Monday, February 9, 2015

A Pain in the Neck

     Recently I wrote about upcoming surgery in my post titled Not Necessarily Cancer (it was).  The surgery has been performed, and I am left with a scar and resulting pain in my neck and throat-lots of it.  Having a number of age lines dominating my almost 6 decade old neck, I was anticipating that the doctor would  utilize one of them when he made his cut.  That was not the case, however, and a 4 inch wide scar is adjacent to my age lines, their appearance subsequently resembling the lines on a city map.  A dense map.  Like a New York City map.  Never having been one to wear scarves all that often, I am now planning to invest in about a dozen, something I probably should have done anyway.  My neck is actually pretty scary looking now, as what was once smooth is now, in addition to being lined, crater like, and I am able to see everything moving within.  I know-I probably shouldn't look, but I am in the habit of scrutinizing my neck, after having discovered its mysterious bump recently.       
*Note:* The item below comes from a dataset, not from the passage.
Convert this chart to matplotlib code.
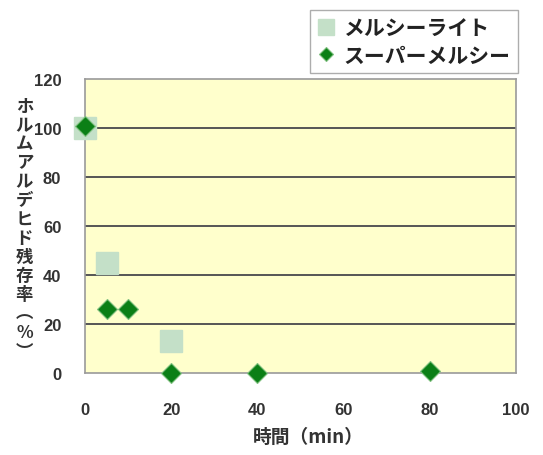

      Since the surgery was performed, I now protect my neck with my hand gracing my throat, similar to the manner in which a baseball player protects the ball with his glove.  Everything is sore, from the flesh that has been carved like an Easter ham, to the muscles that have been manipulated and rearranged to dissect my troublesome thyroid.  That being said, I now am recuperating at home, still barely eating, and sleeping as much as possible.  I never realized how much I actually used my neck muscles, until they were violated by my surgeon, resulting in  restriction of  movement. I am also keenly aware of how slowly I have bounced back, as compared to when I was younger.  Anyway, enough of bellyaching.  I am indebted to my surgeon, who has provided me with a new lease on life.  I was skeptical about him initially, but I was pleasantly surprised by his skill and his kindness, and would gladly, and gratefully, recommend him to anyone who asked.
     I have had to miss class these couple of weeks.  I must admit, I like writing my own absentee notes.  When I return, it will be to my first exam of the semester.  I am not worried, however, as I am prepared, despite not having been in class.  In my previous semester, having taken American Government & Politics, I was constantly remarking about the extraordinary volume of information that we were compelled to absorb.  I have now discovered why.  The professor of my current class, American National Government, who assigned the same text book, has indicated that the former class was to cover the first ten chapters, and that he would cover the remaining eight.  We previously covered seventeen chapters!  No wonder I was feeling overwhelmed!  It didn't stop me from earning an A, however.  Also, the first professor did me a favor, because I am entering the current class with a greater understanding than if he had only covered the requisite ten chapters.  
     Surprisingly, to me at least, I am really enjoying the study of our Government.  Having always ignored government and politics as much as possible, I was always silently critical of it, a common characteristic of the ignorant.  Now however, I have a much greater appreciation for the framing of our government, as well as the mechanics of it.  Brilliant!  Of course there are some bad eggs within our government, but they are in the minority.  Besides, isn't that true of any group, that there are always good and bad within, but that generally the bad are not the majority? 
     While recently watching the opening credits of my favorite show, Downton Abbey, I realized that I recognize most of the actors' and actresses' names and am able to equate them with their corresponding roles.  I can only hope that I am as familiar with the names of our government officials and their titles for the upcoming exam.